## Figure scripts:
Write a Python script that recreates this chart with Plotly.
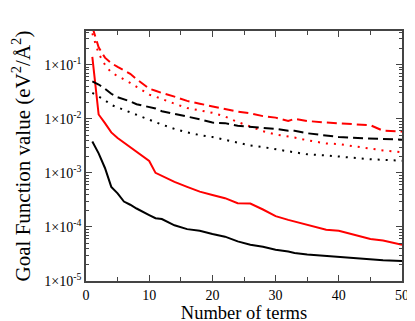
import numpy as np
import plotly.graph_objects as go

terms = [1, 2, 3, 4, 5, 6, 7, 8, 10, 11, 12, 14, 16, 18, 20, 22, 24, 26, 28,
         30, 32, 33, 35, 38, 40, 43, 45, 47, 50]

black_solid = [3.8e-3, 2.29e-3, 1.23e-3, 5.5e-4, 4.17e-4, 2.95e-4, 2.57e-4, 2.19e-4,
               1.66e-4, 1.45e-4, 1.40e-4, 1.07e-4, 9.1e-5, 8.5e-5, 7.4e-5, 6.6e-5,
               5.4e-5, 4.7e-5, 4.3e-5, 3.8e-5, 3.5e-5, 3.3e-5, 3.1e-5, 2.9e-5,
               2.75e-5, 2.6e-5, 2.5e-5, 2.43e-5, 2.34e-5]
red_solid = [0.14, 1.2e-2, 8.3e-3, 5.6e-3, 4.4e-3, 3.6e-3, 2.95e-3, 2.4e-3,
             1.66e-3, 1.0e-3, 8.7e-4, 6.8e-4, 5.5e-4, 4.5e-4, 3.9e-4, 3.4e-4,
             2.75e-4, 2.7e-4, 2.1e-4, 1.58e-4, 1.35e-4, 1.26e-4, 1.07e-4, 8.9e-5,
             8.5e-5, 6.9e-5, 6.0e-5, 5.6e-5, 4.7e-5]
red_dashed = [0.5, 0.21, 0.135, 0.107, 0.091, 0.078, 0.068, 0.054, 0.036, 0.033,
              0.030, 0.0257, 0.0214, 0.019, 0.017, 0.0151, 0.0135, 0.0126, 0.0112,
              0.0105, 0.0091, 0.010, 0.0091, 0.0085, 0.0083, 0.0079, 0.0076,
              0.0060, 0.0058]
red_dotted = [0.38, 0.16, 0.10, 0.071, 0.062, 0.054, 0.046, 0.039, 0.028, 0.0257,
              0.023, 0.019, 0.0158, 0.0141, 0.0129, 0.011, 0.0087, 0.0072, 0.0059,
              0.0051, 0.0047, 0.0045, 0.0040, 0.0035, 0.0034, 0.0030, 0.0028,
              0.0026, 0.0024]
black_dashed = [0.049, 0.043, 0.036, 0.029, 0.025, 0.023, 0.021, 0.0186, 0.0162,
                0.0155, 0.0138, 0.0123, 0.0112, 0.0098, 0.0085, 0.0083, 0.0074,
                0.0071, 0.0068, 0.0065, 0.0060, 0.0060, 0.0054, 0.0049, 0.0046,
                0.0044, 0.0043, 0.0042, 0.0041]
black_dotted = [0.030, 0.026, 0.022, 0.018, 0.0162, 0.0145, 0.0132, 0.0117, 0.0095,
                0.0087, 0.0078, 0.0065, 0.0056, 0.0050, 0.0046, 0.0041, 0.0036,
                0.0032, 0.0030, 0.0027, 0.0025, 0.0024, 0.0022, 0.0021, 0.0020,
                0.00186, 0.00178, 0.00174, 0.00168]

y_ticks = [1e-5, 1e-4, 1e-3, 1e-2, 1e-1]
y_ticktext = ['1\u00d710<sup>-5</sup>', '1\u00d710<sup>-4</sup>', '1\u00d710<sup>-3</sup>',
              '1\u00d710<sup>-2</sup>', '1\u00d710<sup>-1</sup>']
minor_y = [m * 10.0 ** e for e in range(-5, 0) for m in range(2, 10)]

series = [
    (black_solid, 'black', 'solid'),
    (red_solid, 'red', 'solid'),
    (red_dashed, 'red', '10px,5px'),
    (red_dotted, 'red', '2px,6px'),
    (black_dashed, 'black', '10px,5px'),
    (black_dotted, 'black', '2px,6px'),
]

fig = go.Figure()
for values, color, dash in series:
    fig.add_trace(go.Scatter(x=terms, y=values, mode='lines',
                             line=dict(color=color, width=2, dash=dash),
                             showlegend=False))

axis_col = '#444'
fig.update_layout(
    width=415, height=321,
    margin=dict(l=77, r=21, t=23, b=43),
    plot_bgcolor='white', paper_bgcolor='white',
    font=dict(family='Liberation Serif', color='black', size=14),
)
fig.update_xaxes(
    range=[0, 50], tickvals=[0, 10, 20, 30, 40, 50],
    ticks='inside', ticklen=6, tickcolor=axis_col,
    minor=dict(tickvals=[5, 15, 25, 35, 45], ticks='inside', ticklen=4,
               tickcolor=axis_col, showgrid=False),
    showline=True, linecolor=axis_col, linewidth=1.5, mirror='allticks',
    showgrid=False, zeroline=False,
    tickfont=dict(size=14),
    title=dict(text='Number of terms', font=dict(size=18.5), standoff=2),
)
fig.update_yaxes(
    type='log', range=[-5, -0.377],
    tickvals=y_ticks, ticktext=y_ticktext,
    ticks='inside', ticklen=6, tickcolor=axis_col,
    minor=dict(tickvals=minor_y, ticks='inside', ticklen=3,
               tickcolor=axis_col, showgrid=False),
    showline=True, linecolor=axis_col, linewidth=1.5, mirror='allticks',
    showgrid=False, zeroline=False,
    tickfont=dict(size=14),
    title=dict(text='Goal Function value (eV<sup>2</sup>/\u00c5<sup>2</sup>)',
               font=dict(size=21), standoff=10),
)

fig.write_html('out.html')
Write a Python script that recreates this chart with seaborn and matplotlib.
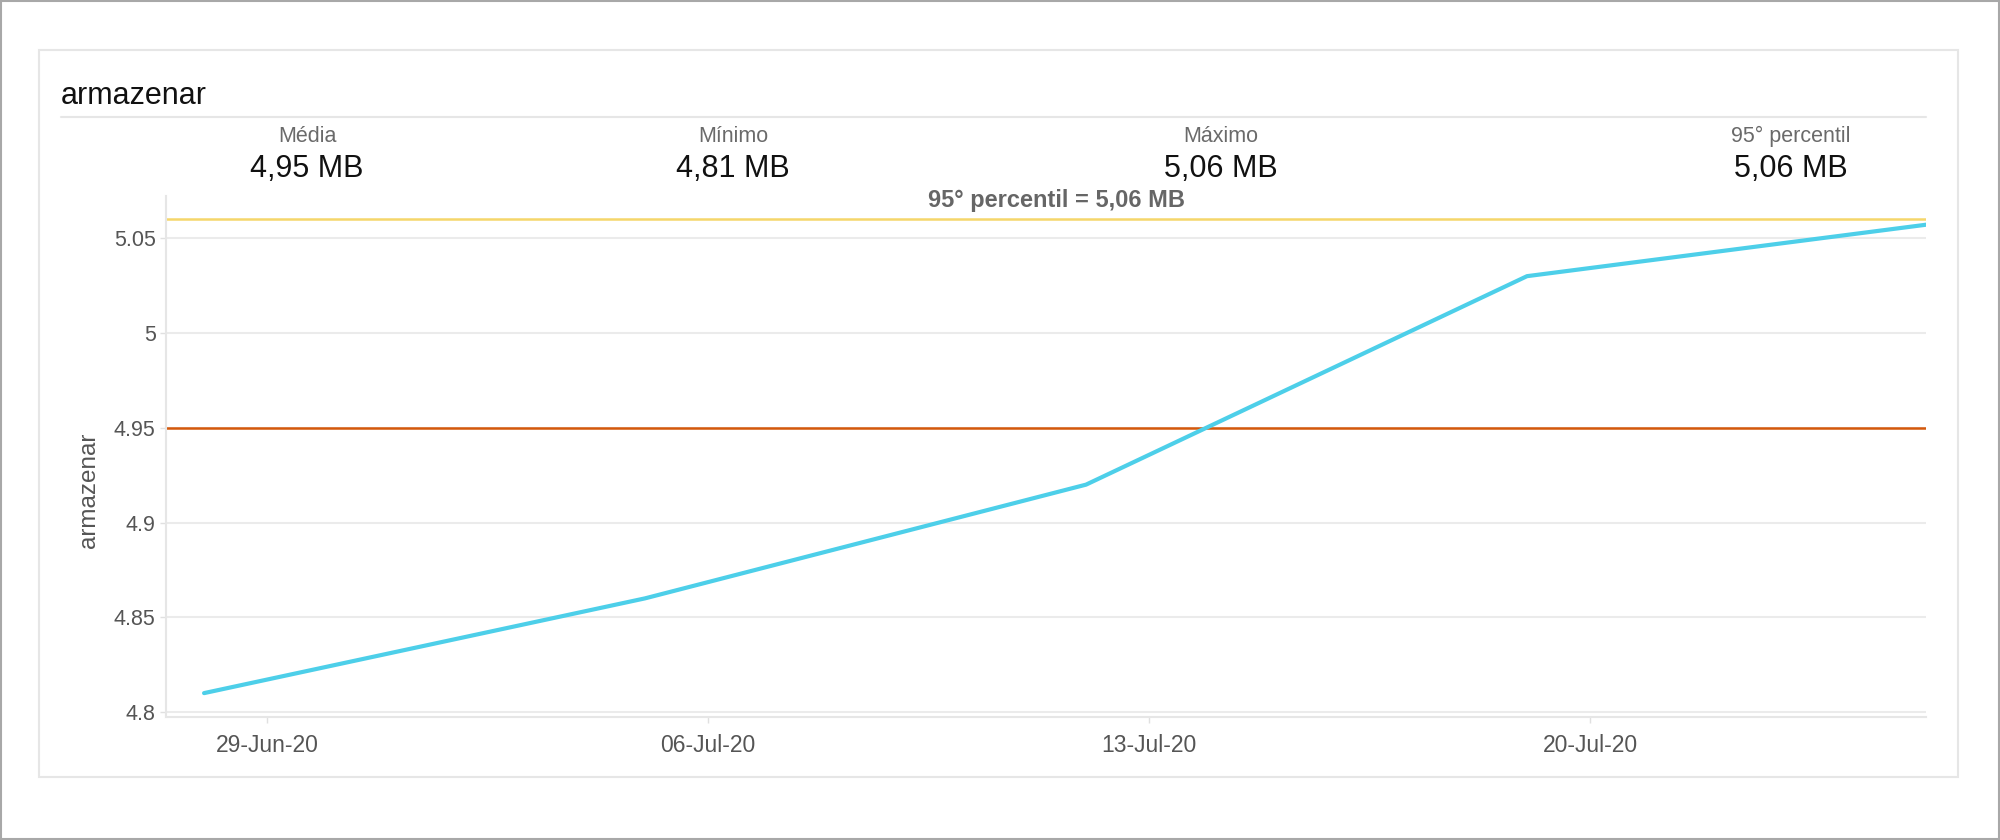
import pandas as pd
import seaborn as sns
import matplotlib.pyplot as plt
import matplotlib.dates as mdates
from matplotlib.patches import Rectangle
from matplotlib.lines import Line2D
from matplotlib.ticker import FuncFormatter

# dados da série "armazenar" (MB)
dates = ["2020-06-28", "2020-07-05", "2020-07-12", "2020-07-19", "2020-07-26"]
values = [4.81, 4.86, 4.92, 5.03, 5.06]

# resumo mostrado acima do gráfico
stat_names = ["Média", "Mínimo", "Máximo", "95° percentil"]
stat_values = ["4,95 MB", "4,81 MB", "5,06 MB", "5,06 MB"]
mean_value = 4.95
p95_value = 5.06
y_ticks = [4.8, 4.85, 4.9, 4.95, 5.0, 5.05]

df = pd.DataFrame({"data": pd.to_datetime(dates), "armazenar": values})

sns.set_theme(style="white")
plt.rcParams["font.family"] = ["Liberation Sans", "DejaVu Sans"]

W, H = 2000, 840
fig = plt.figure(figsize=(W / 100, H / 100), dpi=100)


def fx(px):
    return px / W


def fy(py):
    return 1 - py / H


# moldura externa e cartão
fig.patches.append(Rectangle((0.0005, 0.001), 0.999, 0.998, transform=fig.transFigure,
                             fill=False, edgecolor="#a8a8a8", linewidth=1.5))
fig.patches.append(Rectangle((fx(39), fy(777)), fx(1958) - fx(39), fy(50) - fy(777),
                             transform=fig.transFigure, fill=False,
                             edgecolor="#e6e6e6", linewidth=1.5))
fig.lines.append(Line2D([fx(61), fx(1926)], [fy(117), fy(117)], transform=fig.transFigure,
                        color="#e6e6e6", linewidth=1.5))

fig.text(fx(61), fy(104), "armazenar", fontsize=22, color="#111111", va="baseline")

stat_x = [307, 733, 1221, 1791]
for name, val, px in zip(stat_names, stat_values, stat_x):
    fig.text(fx(px), fy(136), name, fontsize=15.5, color="#6a6a6a", ha="center", va="center")
    fig.text(fx(px), fy(169), val, fontsize=22, color="#111111", ha="center", va="center")

# eixo principal
ax = fig.add_axes([fx(166), fy(717), fx(1926) - fx(166), fy(196) - fy(717)])
sns.lineplot(data=df, x="data", y="armazenar", ax=ax, color="#4dcfe9", linewidth=3)

ax.axhline(p95_value, color="#f5d66b", linewidth=1.8, zorder=1)
ax.axhline(mean_value, color="#d4580b", linewidth=1.8, zorder=1)
fig.text(fx(1057), fy(200), "95° percentil = 5,06 MB", fontsize=17, fontweight="bold",
         color="#666666", ha="center", va="center")

ax.set_xlim(pd.Timestamp("2020-06-27 09:30"), pd.Timestamp("2020-07-25 08:00"))
ax.set_ylim(4.7974, 5.0723)
ax.set_yticks(y_ticks)
ax.yaxis.set_major_formatter(FuncFormatter(lambda v, _: f"{v:g}"))
ax.xaxis.set_major_locator(mdates.WeekdayLocator(byweekday=mdates.MO))
ax.xaxis.set_major_formatter(mdates.DateFormatter("%d-%b-%y"))

ax.grid(axis="y", color="#ebebeb", linewidth=1.5)
ax.grid(axis="x", visible=False)
for side in ["top", "right"]:
    ax.spines[side].set_visible(False)
for side in ["left", "bottom"]:
    ax.spines[side].set_color("#e6e6e6")
    ax.spines[side].set_linewidth(1.5)

ax.tick_params(axis="y", length=4.5, width=1, color="#e0e0e0", pad=3,
               labelsize=15.5, labelcolor="#555555", left=True)
ax.tick_params(axis="x", length=4.5, width=1, color="#e0e0e0", pad=8,
               labelsize=16.5, labelcolor="#555555", bottom=True)

ax.set_xlabel("")
ax.set_ylabel("armazenar", fontsize=17.5, color="#555555", labelpad=10)
ax.yaxis.label.set_y(0.436)

fig.savefig("out.png", dpi=100)
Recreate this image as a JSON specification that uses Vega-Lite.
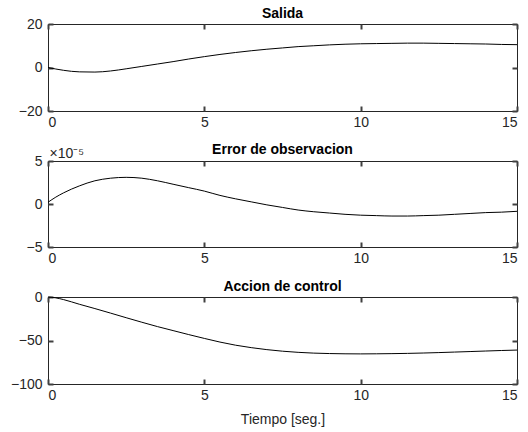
{
  "$schema": "https://vega.github.io/schema/vega-lite/v6.json",
  "background": "white",
  "autosize": {"type": "pad"},
  "padding": {"left": 9, "top": 6, "right": 6, "bottom": 4},
  "bounds": "flush",
  "spacing": 50,
  "config": {
    "view": {"stroke": "#262626", "strokeWidth": 1},
    "font": "Liberation Sans",
    "axis": {
      "grid": false,
      "domain": false,
      "ticks": true,
      "tickColor": "#404040",
      "tickWidth": 2,
      "tickOpacity": 1,
      "tickSize": 5,
      "offset": -5,
      "labelPadding": 6,
      "labelFont": "Liberation Sans",
      "labelFontSize": 14,
      "labelColor": "#262626",
      "titleFont": "Liberation Sans",
      "titleFontSize": 14,
      "titleFontWeight": "normal",
      "titleColor": "#262626"
    },
    "axisBottom": {"labelPadding": 4},
    "title": {"font": "Liberation Sans", "fontSize": 14, "fontWeight": "bold", "color": "black", "offset": -4},
    "line": {"color": "black", "strokeWidth": 1, "interpolate": "monotone"}
  },
  "datasets": {
    "d": [
      {"t": 0, "salida": 0, "error": 0.2, "control": 0},
      {"t": 0.25, "salida": -0.7, "error": 0.8, "control": -1},
      {"t": 0.5, "salida": -1.3, "error": 1.3, "control": -3},
      {"t": 1, "salida": -2.0, "error": 2.1, "control": -8.3},
      {"t": 1.5, "salida": -2.1, "error": 2.7, "control": -13.3},
      {"t": 2, "salida": -1.6, "error": 3.0, "control": -18.5},
      {"t": 2.5, "salida": -0.6, "error": 3.1, "control": -23.8},
      {"t": 3, "salida": 0.5, "error": 3.0, "control": -29.0},
      {"t": 3.5, "salida": 1.6, "error": 2.7, "control": -34},
      {"t": 4, "salida": 2.7, "error": 2.3, "control": -38.6},
      {"t": 4.5, "salida": 3.9, "error": 1.9, "control": -43.2},
      {"t": 5, "salida": 5.0, "error": 1.5, "control": -47.6},
      {"t": 5.5, "salida": 6.0, "error": 1.0, "control": -51.8},
      {"t": 6, "salida": 6.9, "error": 0.6, "control": -55.4},
      {"t": 6.5, "salida": 7.7, "error": 0.25, "control": -58.2},
      {"t": 7, "salida": 8.4, "error": -0.1, "control": -60.5},
      {"t": 7.5, "salida": 9.0, "error": -0.4, "control": -62.3},
      {"t": 8, "salida": 9.6, "error": -0.7, "control": -63.6},
      {"t": 8.5, "salida": 10.0, "error": -0.9, "control": -64.5},
      {"t": 9, "salida": 10.4, "error": -1.05, "control": -65},
      {"t": 9.5, "salida": 10.7, "error": -1.2, "control": -65.3},
      {"t": 10, "salida": 10.9, "error": -1.3, "control": -65.4},
      {"t": 10.5, "salida": 11.0, "error": -1.35, "control": -65.3},
      {"t": 11, "salida": 11.1, "error": -1.4, "control": -65.1},
      {"t": 11.5, "salida": 11.2, "error": -1.4, "control": -64.8},
      {"t": 12, "salida": 11.2, "error": -1.35, "control": -64.4},
      {"t": 12.5, "salida": 11.1, "error": -1.3, "control": -63.9},
      {"t": 13, "salida": 11.0, "error": -1.2, "control": -63.3},
      {"t": 13.5, "salida": 10.9, "error": -1.1, "control": -62.7},
      {"t": 14, "salida": 10.8, "error": -1.0, "control": -62.1},
      {"t": 14.5, "salida": 10.6, "error": -0.95, "control": -61.5},
      {"t": 15, "salida": 10.5, "error": -0.85, "control": -61}
    ]
  },
  "vconcat": [
    {
      "title": "Salida",
      "width": 469, "height": 87,
      "data": {"name": "d"},
      "layer": [
        {"mark": "line",
         "encoding": {
           "x": {"field": "t", "type": "quantitative", "scale": {"domain": [0, 15], "nice": false}, "axis": {"orient": "bottom", "values": [0, 5, 10, 15], "title": null}},
           "y": {"field": "salida", "type": "quantitative", "scale": {"domain": [-20, 20], "nice": false}, "axis": {"orient": "left", "values": [-20, 0, 20], "title": null}}
         }},
        {"mark": {"type": "line", "opacity": 0},
         "encoding": {
           "x": {"field": "t", "type": "quantitative", "axis": {"orient": "top", "values": [0, 5, 10, 15], "labels": false, "title": null}},
           "y": {"field": "salida", "type": "quantitative", "axis": {"orient": "right", "values": [-20, 0, 20], "labels": false, "title": null}}
         }}
      ],
      "resolve": {"axis": {"x": "independent", "y": "independent"}}
    },
    {
      "title": {"text": "Error de observacion", "offset": -11},
      "width": 469, "height": 86,
      "data": {"name": "d"},
      "layer": [
        {"mark": "line",
         "encoding": {
           "x": {"field": "t", "type": "quantitative", "scale": {"domain": [0, 15], "nice": false}, "axis": {"orient": "bottom", "values": [0, 5, 10, 15], "title": null}},
           "y": {"field": "error", "type": "quantitative", "scale": {"domain": [-5, 5], "nice": false}, "axis": {"orient": "left", "values": [-5, 0, 5], "title": "×10⁻⁵", "titleAngle": 0, "titleAlign": "left", "titleBaseline": "alphabetic", "titleX": -4, "titleY": -4, "titleFontSize": 14}}
         }},
        {"mark": {"type": "line", "opacity": 0},
         "encoding": {
           "x": {"field": "t", "type": "quantitative", "axis": {"orient": "top", "values": [0, 5, 10, 15], "labels": false, "title": null}},
           "y": {"field": "error", "type": "quantitative", "axis": {"orient": "right", "values": [-5, 0, 5], "labels": false, "title": null}}
         }}
      ],
      "resolve": {"axis": {"x": "independent", "y": "independent"}}
    },
    {
      "title": "Accion de control",
      "width": 469, "height": 87,
      "data": {"name": "d"},
      "layer": [
        {"mark": "line",
         "encoding": {
           "x": {"field": "t", "type": "quantitative", "scale": {"domain": [0, 15], "nice": false}, "axis": {"orient": "bottom", "values": [0, 5, 10, 15], "title": "Tiempo [seg.]", "titlePadding": 10}},
           "y": {"field": "control", "type": "quantitative", "scale": {"domain": [-100, 0], "nice": false}, "axis": {"orient": "left", "values": [-100, -50, 0], "title": null}}
         }},
        {"mark": {"type": "line", "opacity": 0},
         "encoding": {
           "x": {"field": "t", "type": "quantitative", "axis": {"orient": "top", "values": [0, 5, 10, 15], "labels": false, "title": null}},
           "y": {"field": "control", "type": "quantitative", "axis": {"orient": "right", "values": [-100, -50, 0], "labels": false, "title": null}}
         }}
      ],
      "resolve": {"axis": {"x": "independent", "y": "independent"}}
    }
  ]
}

## Exercise requirements:
Repeat only what lies between the start of the data and the end of the line containing "30, 32, 33, 35, 38, 40, 43, 45, 47, 50]", exactly, with pictures left out.

## Completed task:
Write a Python script that recreates this chart with Plotly.
import numpy as np
import plotly.graph_objects as go

terms = [1, 2, 3, 4, 5, 6, 7, 8, 10, 11, 12, 14, 16, 18, 20, 22, 24, 26, 28,
         30, 32, 33, 35, 38, 40, 43, 45, 47, 50]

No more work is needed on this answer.